Many journalists are killed, injured or harassed in war zones, either targeted by one side or another or caught in the crossfire of violence. Others are the victims of premeditated assault and intimidation either by criminals, terrorists or by agencies of the state - the police, the military or the security forces - acting secretly and illegally.
Very often there is little that journalists or media organisations can do to avoid casualties. There will, inevitably, be accidents, no matter how much care is taken to provide protection and there is little one can do when those targeting media use ruthless and brutal methods to crush journalistic inquiry.
However, there are steps that journalists and media organisations should take to minimise the risks to staff. In particular, the following are vital considerations in providing protection:
Adequate preparation, training and social protection. It is essential that journalists and media staff be in a state of readiness when difficulties arise. There should be a framework for providing individuals with health care and social protection.
Media professionals must be informed and inform themselves about the political, physical, and social terrain in which they are working. They must not contribute to the uncertainty and insecurity of their conditions through ignorance or reckless behaviour.
Media organisations must guard against risk-taking for commercial advantage, and should promote co-operation among journalists whenever conditions exist which are potentially hazardous.
Governments must remove obstacles to journalism. They must not restrict unnecessarily the freedom of movement of journalists or compromise the right of news media to gather, produce and disseminate information in secure and safe conditions.
People Must Keep Their Hands Off Media. Everyone should respect the physical integrity of journalists and media staff at work. Physical interference with filming or other journalistic work must be prohibited.

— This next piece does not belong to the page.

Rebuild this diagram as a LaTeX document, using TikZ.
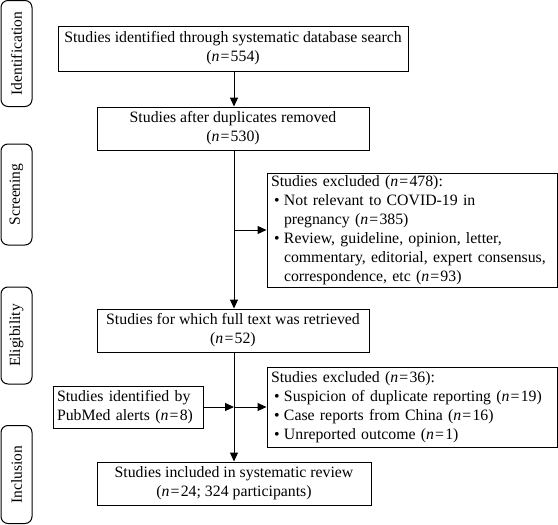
\documentclass[tikz,border=0pt]{standalone}
\usepackage{fontspec}
\setmainfont{Liberation Serif}
\usetikzlibrary{arrows.meta}
\newcommand{\nn}[1]{\textit{n}\kern1.2pt=\kern1.2pt#1}
\newcommand{\bl}{\makebox[10pt][l]{\textbullet}}
\tikzset{
  box/.style={draw, line width=1pt, align=center, inner sep=0pt, font=\fontsize{15.8}{19}\selectfont},
  lbox/.style={draw, line width=1pt, align=left, inner sep=0pt, font=\fontsize{15.8}{19}\selectfont},
  side/.style={draw, line width=1pt, rounded corners=7pt, inner sep=0pt, font=\fontsize{15.5}{18}\selectfont},
  arr/.style={line width=1pt, -{Triangle[length=9pt,width=8pt]}},
  ln/.style={line width=1pt}
}
\begin{document}
\begin{tikzpicture}[x=1pt,y=-1pt]
\useasboundingbox (0,0) rectangle (558,525);
% side labels
\node[side, minimum width=106pt, minimum height=31pt, rotate=90] (s1) at (16.5,53.5) {Identification};
\node[side, minimum width=101pt, minimum height=31pt, rotate=90] (s2) at (16.5,194.5) {Screening};
\node[side, minimum width=97pt, minimum height=31pt, rotate=90] (s3) at (16.5,335.5) {Eligibility};
\node[side, minimum width=98pt, minimum height=31pt, rotate=90] (s4) at (16.5,474.5) {Inclusion};
% main boxes
\node[box, minimum width=350pt, minimum height=45pt] (b1) at (233,48.5) {Studies identified through systematic database search\\(\nn{554})};
\node[box, minimum width=272pt, minimum height=43pt] (b2) at (233,128.5) {Studies after duplicates removed\\(\nn{530})};
\node[lbox, minimum width=290pt, minimum height=114pt, text width=282pt] (e1) at (412,230) {Studies excluded (\nn{478}):\\
\hspace*{3pt}\bl Not relevant to COVID-19 in\\
\hspace*{3pt}\hspace*{10pt}pregnancy (\nn{385})\\
\hspace*{3pt}\bl Review, guideline, opinion, letter,\\
\hspace*{3pt}\hspace*{10pt}commentary, editorial, expert consensus,\\
\hspace*{3pt}\hspace*{10pt}correspondence, etc (\nn{93})};
\node[box, minimum width=272pt, minimum height=43pt] (b3) at (233,330.5) {Studies for which full text was retrieved\\(\nn{52})};
\node[lbox, minimum width=150pt, minimum height=42pt, text width=142pt] (pm) at (128,407) {Studies identified by\\PubMed alerts (\nn{8})};
\node[lbox, minimum width=290pt, minimum height=80pt, text width=282pt] (e2) at (412,407) {Studies excluded (\nn{36}):\\
\hspace*{3pt}\bl Suspicion of duplicate reporting (\nn{19})\\
\hspace*{3pt}\bl Case reports from China (\nn{16})\\
\hspace*{3pt}\bl Unreported outcome (\nn{1})};
\node[box, minimum width=274pt, minimum height=43pt] (b4) at (234,483.5) {Studies included in systematic review\\(\nn{24}; 324 participants)};
% connectors
\coordinate (j1) at (234,230);
\coordinate (j2) at (234,407);
\draw[arr] (b1.south -| j1) -- (b2.north -| j1);
\draw[ln] (b2.south -| j1) -- (j1);
\draw[arr] (j1) -- (e1.west);
\draw[arr] (j1) -- (b3.north -| j1);
\draw[arr] (b3.south -| j2) -- (b4.north -| j2);
\draw[arr] (pm.east) -- (j2);
\draw[arr] (j2) -- (e2.west);
\end{tikzpicture}
\end{document}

With these considerations in mind, the IFJ calls on journalists groups, media organisations and all relevant public authorities to respect the following International Code of Practice for the Safe Conduct of Journalism:
- Journalists and other media staff shall be properly equipped for all assignments including the provision of first-aid materials, communication tools, adequate transport facilities and, where necessary, protective clothing;
- Media organisations and, where appropriate, state authorities shall provide risk-awareness training for those journalists and media workers who are likely to be involved in assignments where dangerous conditions prevail or may be reasonably expected;
- Public authorities shall inform their personnel of the need to respect the rights of journalists and shall instruct them to respect the physical integrity of journalists and media staff while at work.
- Media organisations shall provide social protection for all staff engaged in journalistic activity outside the normal place of work, including life insurance;
- Media organisations shall provide, free of charge, medical treatment and health care, including costs of recuperation and convalescence, for journalists and media workers who are the victims of injury or illness as a result of their work outside the normal place of work;
- Media organisations shall protect freelance or part-time employees. They must receive, on an equal basis, the same social protection and access to training and equipment as that made available to fully employed staff.